ファナックなど3社連携、データ活用しサービス利用へ
 ファナック、富士通、NTTコミュニケーションズの3社は、工作機械メーカー各社が共同で利用できるクラウドサービスの開発に乗り出す。デジタル技術を安く安心して利用できる仕組みを構築。工作機械メーカーの業務効率化やサービスの向上を支援し、機械ユーザーの生産性向上に貢献する。

 「ガスや電気のようにデジタルの世界でもインフラが必要になってくるだろう」。
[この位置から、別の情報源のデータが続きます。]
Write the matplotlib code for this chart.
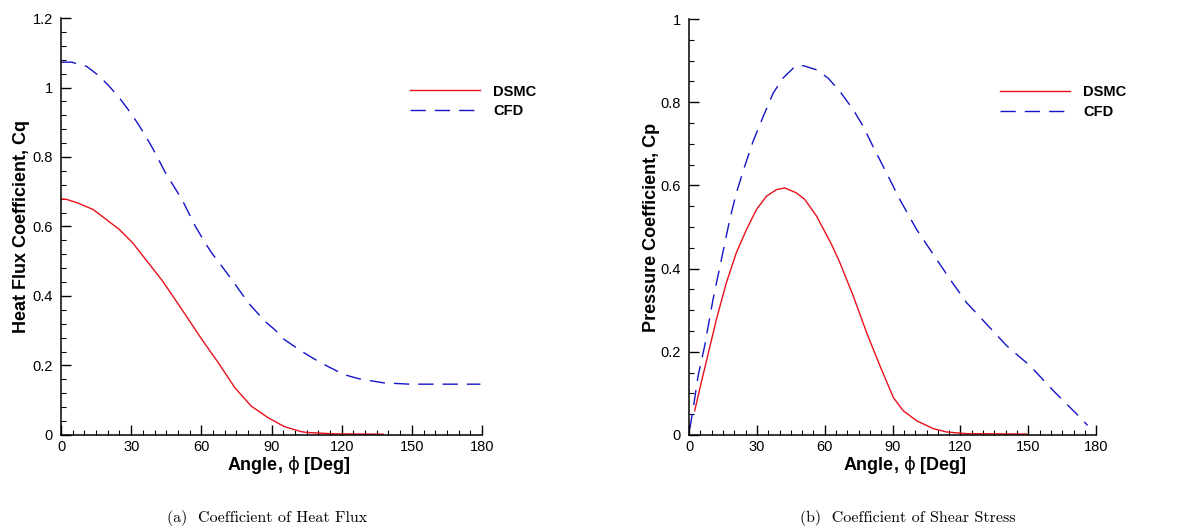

ファナックの斉藤裕副社長は、IoT(モノのインターネット)や人工知能(AI)といった技術が広がる中、工作機械のユーザーもデジタル技術を活用したサービスを求めるようになると指摘する。

 一方、機械の稼働データやマニュアルなどはユーザー、メーカー双方にとって“ノウハウの塊”。デジタル空間で活用するには高い安全性が求められる。

 こうしたデータ流通の仕組みをメーカーが個別に構築するには重い投資負担が見込まれる。また、ユーザーの工場で複数の工作機械を一括管理できれば効率がさらに高まる。「デジタル技術を活用したサービスを簡単に安く提供できる共同利用のサービスが必要」(斉藤ファナック副社長)。3社はこうした環境認識を共有した。

 ファナックは工作機械向け数値制御(NC)装置を広く納め、自らも工作機械を手がける。富士通は製造業向けシステムで豊富な実績を持ち、NTTコムはセキュリティーやガバナンス構築に強みを持つ。3社の長所を生かして、データを安全安心に活用できる基盤の構築を目指す。

 同サービスは工作機械メーカーが定額の利用料を払う仕組みで、2020年4月の開始を予定する。サービスの利用により、従来電話などで状況を聞きながら回答していた故障などの問い合わせに対し、あらかじめデータ化したマニュアルから対処法を検索できる。保守業務の効率化や迅速な対応により、ユーザーのダウンタイム削減などが期待できる。

 デジタル化への対応が遅れれば受注機会が減少し、機械の性能など各社が培ってきたノウハウも失うことになりかねない。業界でデジタル世界の協調領域を効率化し、差別化技術に開発リソースを集中できるか。3社の取り組みは業界全体の競争力を左右することにもなりそうだ。